Washington Mystics' star Elena Delle Donne must make a difficult decision between risking her health to play basketball or forfeit her WNBA salary.

She hopes that the decision by independent doctors to deny her medical opt-out request didn't stem from her value and status within the WNBA. 

The two-time WNBA MVP joined SportsCenter after making a strong statement Wednesday in her Players' Tribune article

Host Elle Dunce asked Delle Donne if her prominence in the sport weighed into the league's decision to not allow her to sit out and receive pay despite her noted issues with Lyme disease. 
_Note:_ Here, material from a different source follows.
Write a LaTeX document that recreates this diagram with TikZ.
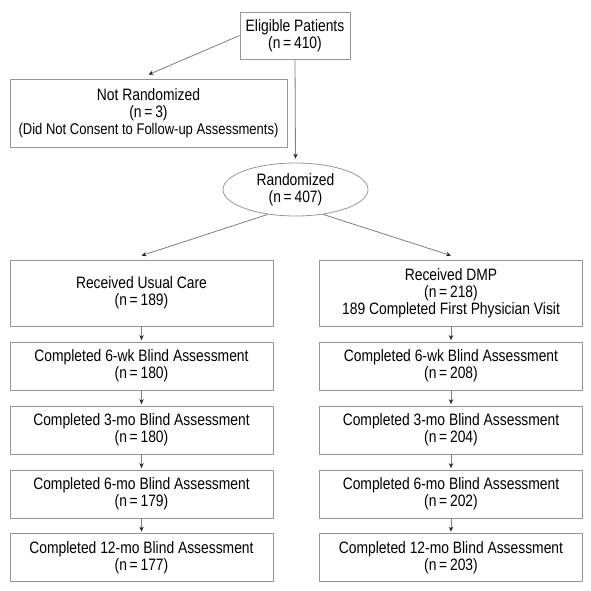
\documentclass[tikz,border=0pt]{standalone}
\usepackage{fontspec}
\setmainfont{Liberation Sans}[FakeStretch=0.84]
\usetikzlibrary{shapes.geometric,arrows.meta}
\definecolor{boxline}{RGB}{150,150,150}
\definecolor{flowline}{RGB}{125,125,125}
\definecolor{tipcol}{RGB}{40,40,40}

\begin{document}
\begin{tikzpicture}[x=1pt, y=-1pt,
    stagebox/.style={draw=boxline, line width=0.8pt, align=center, inner sep=0pt,
      minimum width=263pt, minimum height=48pt,
      font=\fontsize{16.5}{17}\selectfont},
    flow/.style={draw=flowline, line width=0.8pt,
      -{Stealth[length=5pt, width=4.5pt, color=tipcol]}}]
        \useasboundingbox (0,0) rectangle (590,591);
        % Enrollment
        \node[stagebox, minimum width=110pt, minimum height=47pt] (elig) at (295,35.5)
          {Eligible Patients\\(n\,=\,410)};
        \node[stagebox, minimum width=277pt, minimum height=68pt] (notrand) at (148.5,113)
          {Not Randomized\\(n\,=\,3)\\{\fontsize{15.5}{17}\selectfont(Did Not Consent to Follow-up Assessments)}};
        \node[stagebox, ellipse, minimum width=145pt, minimum height=53pt] (rand) at (295.5,189.5)
          {Randomized\\(n\,=\,407)};
        % Usual care arm
        \node[stagebox, minimum height=66pt] (uc0) at (141.5,293) {Received Usual Care\\(n\,=\,189)};
        \node[stagebox] (uc1) at (141.5,366) {Completed 6-wk Blind Assessment\\(n\,=\,180)};
        \node[stagebox] (uc2) at (141.5,430) {Completed 3-mo Blind Assessment\\(n\,=\,180)};
        \node[stagebox] (uc3) at (141.5,494) {Completed 6-mo Blind Assessment\\(n\,=\,179)};
        \node[stagebox] (uc4) at (141.5,557.5) {Completed 12-mo Blind Assessment\\(n\,=\,177)};
        % DMP arm
        \node[stagebox, minimum height=66pt] (dmp0) at (451,293)
          {Received DMP\\(n\,=\,218)\\189 Completed First Physician Visit};
        \node[stagebox] (dmp1) at (451,366) {Completed 6-wk Blind Assessment\\(n\,=\,208)};
        \node[stagebox] (dmp2) at (451,430) {Completed 3-mo Blind Assessment\\(n\,=\,204)};
        \node[stagebox] (dmp3) at (451,494) {Completed 6-mo Blind Assessment\\(n\,=\,202)};
        \node[stagebox] (dmp4) at (451,557.5) {Completed 12-mo Blind Assessment\\(n\,=\,203)};
        % Connectors
        \draw[flow] (elig.west) -- ([yshift=4pt]notrand.north);
        \draw[flow] (elig.south) -- ([yshift=4pt]rand.north);
        \draw[flow] (rand.222) -- ([yshift=4pt]uc0.north);
        \draw[flow] (rand.318) -- ([yshift=4pt]dmp0.north);
        \draw[flow, shorten >=1.5pt] (uc0.south) -- (uc1.north);
        \draw[flow, shorten >=1.5pt] (uc1.south) -- (uc2.north);
        \draw[flow, shorten >=1.5pt] (uc2.south) -- (uc3.north);
        \draw[flow, shorten >=1.5pt] (uc3.south) -- (uc4.north);
        \draw[flow, shorten >=1.5pt] (dmp0.south) -- (dmp1.north);
        \draw[flow, shorten >=1.5pt] (dmp1.south) -- (dmp2.north);
        \draw[flow, shorten >=1.5pt] (dmp2.south) -- (dmp3.north);
        \draw[flow, shorten >=1.5pt] (dmp3.south) -- (dmp4.north);
      \end{tikzpicture}
\end{document}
"I'm not sure and I really hope it didn't," Delle Donne said. "I would hope they would treat me as 'Player X' and they see that I've been treated for something for nine years. They've seen my bloodwork. I submitted everything. So, I really hope that wasn't the reason why this happened."


Of course, losing someone of Delle Donne's magnitude will hurt the competitiveness and draw of the league. Last season, Delle Donne won the league's MVP award while leading a prolific Mystics' offense to the organization's first WNBA championship. 

That all happened while the then-defending champion Seattle Storm were without perennial All-Stars Sue Bird and Breanna Stewart. A year prior that team swept the Mystics. Without Bird and Stewart, no one was able to slow down Washington. 


To avoid this potential conflict of interest, the panel was constructed of three independent doctors separate from the league. Each doctor was approved by the league and the league's player's union, according to multiple reports. 

This panel is used to judge players' health if they are at a higher risk of getting the coronavirus by going to the WNBA's bubble in Bradenton, Fla. If an individual's medical request is approved, they can opt-out while still receiving pay for the year. Since Delle Donne's immune system is compromised due to Lyme disease, it was assumed by many that she would be granted her request.

"I hope it's doctors just still being unaware of Lyme disease and not having Lyme-literate doctors on that panel because I don't want to believe that's what happened," Delle Donne said. "But, unfortunately, it might be what happened."